As students advance through Maths, they come into contact with brackets. Algebraic notation depends heavily on brackets. The usual keyboard values of ( and ) are useful, for example:

   $d=2\ \times \ (4\ -\ j)$

This is written as:

 $$ d = 2 \ \times \ (4 \ - \ j) $$

Usually, these brackets are enough for most formulae but they will not be in some circumstances. Consider this:

  $4x^{3}\ +\ (x\ +\ {\frac {42}{1+x^{4}}})$

Is OK, but try it this way:

  $4x^{3}\ +\ \left(x\ +\ {\frac {42}{1+x^{4}}}\right)$

This can be achieved by:

 $$ 4x^3 \ + \ \left(x \ + \ \frac{42}{1 + x^4}\right) $$

A simple change using the \left( and \right) symbols instead. Note the actual bracket is both named and presented.

Ellipsis

The Ellipsis is a simple code:

  $x_{1},\ x_{2},\ \ldots ,\ x_{n}$

Written like:

 $$ x_1, \ x_2, \ \ldots, \ x_n  $$

A more practical application could be:

Question:

 "Add together all the numbers from 1  $\ldots$  38.
 What is an elegant and simple solution to this problem?
 Can you create an algebraic function to explain this solution?
 Will your solution work for all numbers?"
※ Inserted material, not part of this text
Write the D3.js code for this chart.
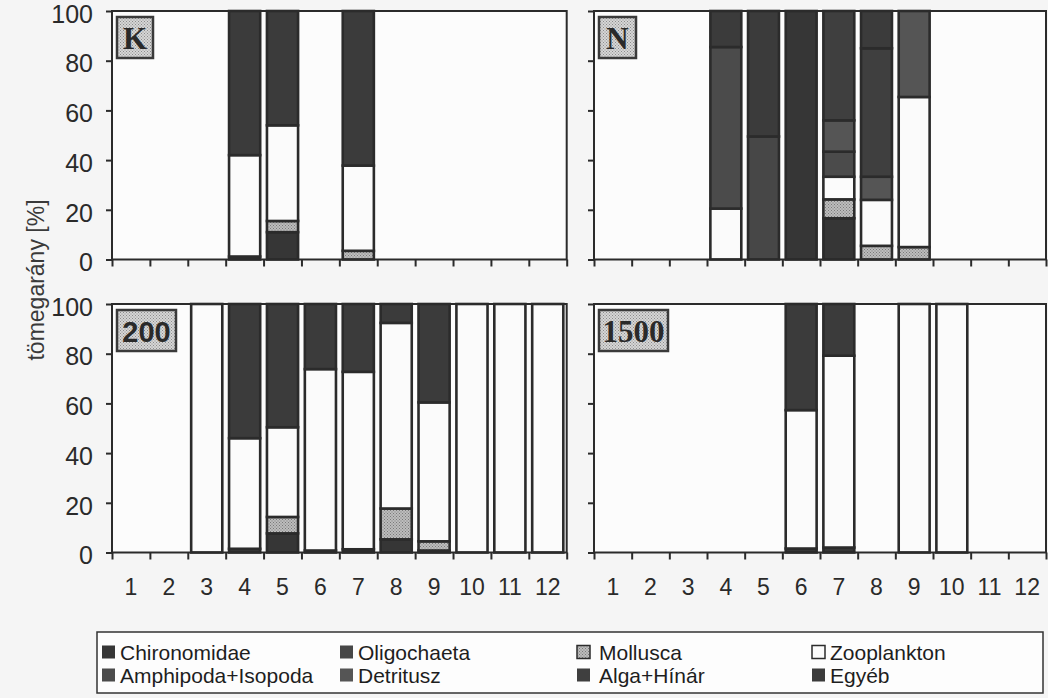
<!DOCTYPE html>
<html>
<head>
<meta charset="utf-8">
<script src="https://cdn.jsdelivr.net/npm/d3@7"></script>
<style>
  body { margin: 0; background: #f5f5f5; }
  svg { display: block; }
  .tick text { font-family: "Liberation Sans", Arial, sans-serif; fill: #2a2a2a; }
  .legend text { font-family: "Liberation Sans", Arial, sans-serif; font-size: 21px; fill: #1e1e1e; }
</style>
</head>
<body>
<svg id="chart" width="1048" height="698"></svg>
<script>
// months on the x axis
const months = ['1', '2', '3', '4', '5', '6', '7', '8', '9', '10', '11', '12']
// food categories, bottom to top of each stack
const categories = ['Chironomidae', 'Oligochaeta', 'Mollusca', 'Zooplankton',
                    'Amphipoda+Isopoda', 'Detritusz', 'Alga+Hínár', 'Egyéb']
const yTicks = [0, 20, 40, 60, 80, 100]
const panelNames = ['K', 'N', '200', '1500']

// mass share [%] per month, one value per category (null = no sample)
const panelK = [
  null, null, null,
  [1.2, 0, 0, 40.8, 0, 0, 0, 58],
  [11, 0, 4.5, 38.5, 0, 0, 0, 46],
  null,
  [0, 0, 3.5, 34.3, 0, 0, 0, 62.2],
  null, null, null, null, null
]
const panelN = [
  null, null, null,
  [0, 0, 0, 20.5, 65, 0, 0, 14.5],
  [0, 49.5, 0, 0, 0, 0, 0, 50.5],
  [100, 0, 0, 0, 0, 0, 0, 0],
  [16.6, 0, 7.6, 9.1, 10.1, 12.6, 44, 0],
  [0, 0, 5.5, 18.5, 0, 9.3, 51.7, 15],
  [0, 0, 5, 60.4, 0, 34.6, 0, 0],
  null, null, null
]
const panel200 = [
  null, null,
  [0, 0, 0, 100, 0, 0, 0, 0],
  [1.5, 0, 0, 44.5, 0, 0, 0, 54],
  [7.7, 0, 6.6, 36.1, 0, 0, 0, 49.6],
  [0.8, 0, 0, 73, 0, 0, 0, 26.2],
  [1.3, 0, 0, 71.4, 0, 0, 0, 27.3],
  [5.3, 0, 12.4, 74.7, 0, 0, 0, 7.6],
  [0.8, 0, 3.7, 55.9, 0, 0, 0, 39.6],
  [0, 0, 0, 100, 0, 0, 0, 0],
  [0, 0, 0, 100, 0, 0, 0, 0],
  [0, 0, 0, 100, 0, 0, 0, 0]
]
const panel1500 = [
  null, null, null, null, null,
  [1.6, 0, 0, 55.7, 0, 0, 0, 42.7],
  [2, 0, 0, 77.2, 0, 0, 0, 20.8],
  null,
  [0, 0, 0, 100, 0, 0, 0, 0],
  [0, 0, 0, 100, 0, 0, 0, 0],
  null, null
]

const fills = ['#363636', '#474747', 'url(#stipple)', '#fbfbfb',
               '#4b4b4b', '#555555', '#3f3f3f', '#3b3b3b']
const ink = '#2b2b2b'

const svg = d3.select('#chart')
const defs = svg.append('defs')

// stippled grey used for Mollusca and the panel labels
function addStipple(id, base, dot) {
  const p = defs.append('pattern')
    .attr('id', id).attr('width', 3).attr('height', 3)
    .attr('patternUnits', 'userSpaceOnUse')
  p.append('rect').attr('width', 3).attr('height', 3).attr('fill', base)
  p.append('rect').attr('width', 1).attr('height', 1).attr('fill', dot)
  p.append('rect').attr('x', 1.5).attr('y', 1.5).attr('width', 1).attr('height', 1).attr('fill', dot)
}
addStipple('stipple', '#bdbdbd', '#7a7a7a')
addStipple('labelStipple', '#d6d6d6', '#8c8c8c')

const cols = [[112, 566.7], [594, 1046]]
const rows = [[11, 259.5], [304, 552.5]]
const panels = [
  { name: panelNames[0], data: panelK, col: 0, row: 0, serif: true, box: 36 },
  { name: panelNames[1], data: panelN, col: 1, row: 0, serif: true, box: 37 },
  { name: panelNames[2], data: panel200, col: 0, row: 1, serif: false, box: 59 },
  { name: panelNames[3], data: panel1500, col: 1, row: 1, serif: true, box: 69 }
]

const stack = d3.stack()
  .keys(d3.range(categories.length))
  .value((d, k) => d.vals[k])

function drawPanel(p) {
  const [x0, x1] = cols[p.col]
  const [yTop, yBot] = rows[p.row]
  const x = d3.scaleBand().domain(months).range([x0, x1]).paddingInner(0.11).paddingOuter(0.055)
  const xEdge = d3.scaleLinear().domain([0, 12]).range([x0, x1])
  const y = d3.scaleLinear().domain([0, 100]).range([yBot, yTop])
  const g = svg.append('g')

  g.append('rect')
    .attr('x', x0).attr('y', yTop).attr('width', x1 - x0).attr('height', yBot - yTop)
    .attr('fill', '#fcfcfc')

  const rowsIn = p.data
    .map((v, i) => ({ month: months[i], vals: v }))
    .filter(d => d.vals)
  const series = stack(rowsIn)
  const sw = 2.6

  series.forEach((s, k) => {
    g.selectAll(null)
      .data(s.filter(d => d[1] - d[0] > 0))
      .enter().append('rect')
      .attr('x', d => x(d.data.month) + sw / 2)
      .attr('width', x.bandwidth() - sw)
      .attr('y', d => y(d[1]))
      .attr('height', d => y(d[0]) - y(d[1]))
      .attr('fill', fills[k])
      .attr('stroke', ink)
      .attr('stroke-width', sw)
  })

  // frame
  g.append('rect')
    .attr('x', x0).attr('y', yTop).attr('width', x1 - x0).attr('height', yBot - yTop)
    .attr('fill', 'none').attr('stroke', ink).attr('stroke-width', 2)

  const yAxis = g.append('g')
    .attr('transform', 'translate(' + x0 + ',0)')
    .call(d3.axisLeft(y).tickValues(yTicks).tickSize(6).tickPadding(13)
      .tickFormat(p.col === 0 ? d3.format('d') : ''))
  yAxis.select('.domain').remove()
  yAxis.selectAll('line').attr('stroke', ink).attr('stroke-width', 2)
  yAxis.selectAll('text').style('font-size', '25px').attr('dy', '0.45em')

  const xTicks = g.append('g')
    .attr('transform', 'translate(0,' + yBot + ')')
    .call(d3.axisBottom(xEdge).tickValues(d3.range(13)).tickSize(7).tickFormat(''))
  xTicks.select('.domain').remove()
  xTicks.selectAll('line').attr('stroke', ink).attr('stroke-width', 2)

  if (p.row === 1) {
    const xLab = g.append('g')
      .attr('transform', 'translate(0,' + yBot + ')')
      .call(d3.axisBottom(x).tickSize(0).tickPadding(26))
    xLab.select('.domain').remove()
    xLab.selectAll('text').style('font-size', '23px')
  }

  // panel label box
  const bx = x0 + 5, by = yTop + 6, bh = 41
  g.append('rect')
    .attr('x', bx).attr('y', by).attr('width', p.box).attr('height', bh)
    .attr('fill', 'url(#labelStipple)').attr('stroke', '#3a3a3a').attr('stroke-width', 2.5)
  g.append('text')
    .attr('x', bx + p.box / 2).attr('y', by + bh / 2 + 1)
    .attr('text-anchor', 'middle').attr('dominant-baseline', 'central')
    .style('font-family', p.serif ? '"Liberation Serif", "Times New Roman", serif' : '"Liberation Sans", Arial, sans-serif')
    .style('font-weight', 'bold')
    .style('font-size', p.serif ? '31px' : '29px')
    .attr('fill', '#2a2a2a')
    .text(p.name)
}

panels.forEach(drawPanel)

svg.append('text')
  .attr('transform', 'translate(36,280) rotate(-90)')
  .attr('text-anchor', 'middle').attr('dominant-baseline', 'central')
  .style('font-family', '"Liberation Sans", Arial, sans-serif')
  .style('font-size', '23px').attr('fill', '#3a3a3a')
  .text('tömegarány [%]')

// legend, laid out in two rows of four
const legend = svg.append('g').attr('class', 'legend')
legend.append('rect')
  .attr('x', 97).attr('y', 632).attr('width', 946).attr('height', 61)
  .attr('fill', '#fdfdfd').attr('stroke', '#333').attr('stroke-width', 1.5)

const swatchX = [102, 340, 577, 812]
const textX = [120, 358, 599, 830]
const rowY = [652, 675]

const items = legend.selectAll('.item')
  .data(categories.map((c, i) => ({ name: c, i: i, col: i % 4, row: Math.floor(i / 4) })))
  .enter().append('g').attr('class', 'item')

items.append('rect')
  .attr('x', d => swatchX[d.col]).attr('y', d => rowY[d.row] - 6.5)
  .attr('width', 13).attr('height', 13)
  .attr('fill', d => fills[d.i])
  .attr('stroke', d => (d.i === 2 || d.i === 3) ? ink : 'none')
  .attr('stroke-width', 1.5)

items.append('text')
  .attr('x', d => textX[d.col]).attr('y', d => rowY[d.row])
  .attr('dominant-baseline', 'central')
  .text(d => d.name)
</script>
</body>
</html>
Answer: The question uses an even number to demonstrate a mathematical process and generate an algebraic formula.

Part 1:

Part 2.

Part 3.

$1.\ 1\ +\ 38\ =\ 39$

$2.\ 2\ +\ 37\ =\ 39$

$3.\ 3\ +\ 36\ =\ 39$

$\ldots$

$19.19\ +\ 20\ =\ 39$

$\therefore x\ =\ 39\ \times \ 19$

$\therefore x\ =\ 741$

An algebraic function might read something like:

$t=(1+n)\times n/2$

Where t = total and n = the last number.

The solution is that, using the largest and the smallest numbers, the numbers are added and then multiplied by the number of different combinations to produce the same result adding the first and last numbers.

The answer must depend on the number, ${\frac {n}{2}}$ being a whole number. Therefore, the solution will not work for an odd range of numbers, only an even range.

Geometric Shapes

There are two ways to produce geometric shapes, one is with circles and the other is with lines. Each take a bit of practice to get right, but they can provide some simple geometry. It may be easier to produce the shapes in Illustrator or Paint Shop Pro or any one of a number of other drawing packages and use them to illustrate your lessons, but sometimes, some simple diagrams in Moodle will do a better job.

Circles

Circles are easy to make.

Circles are easily created, and only needs a number to determine how large the circle is.

To create the circle use $$ \circle(150) $$. This makes a circle of 150 pixels in diameter.

Creating Arcs

Arcs are also easy to produce, but require some additional parameters. The same code structure used in circles create the basic shape, but the inclusion of a start and end point creates only the arc. However, notice where the 0 point is, not at the true North, but rather the East.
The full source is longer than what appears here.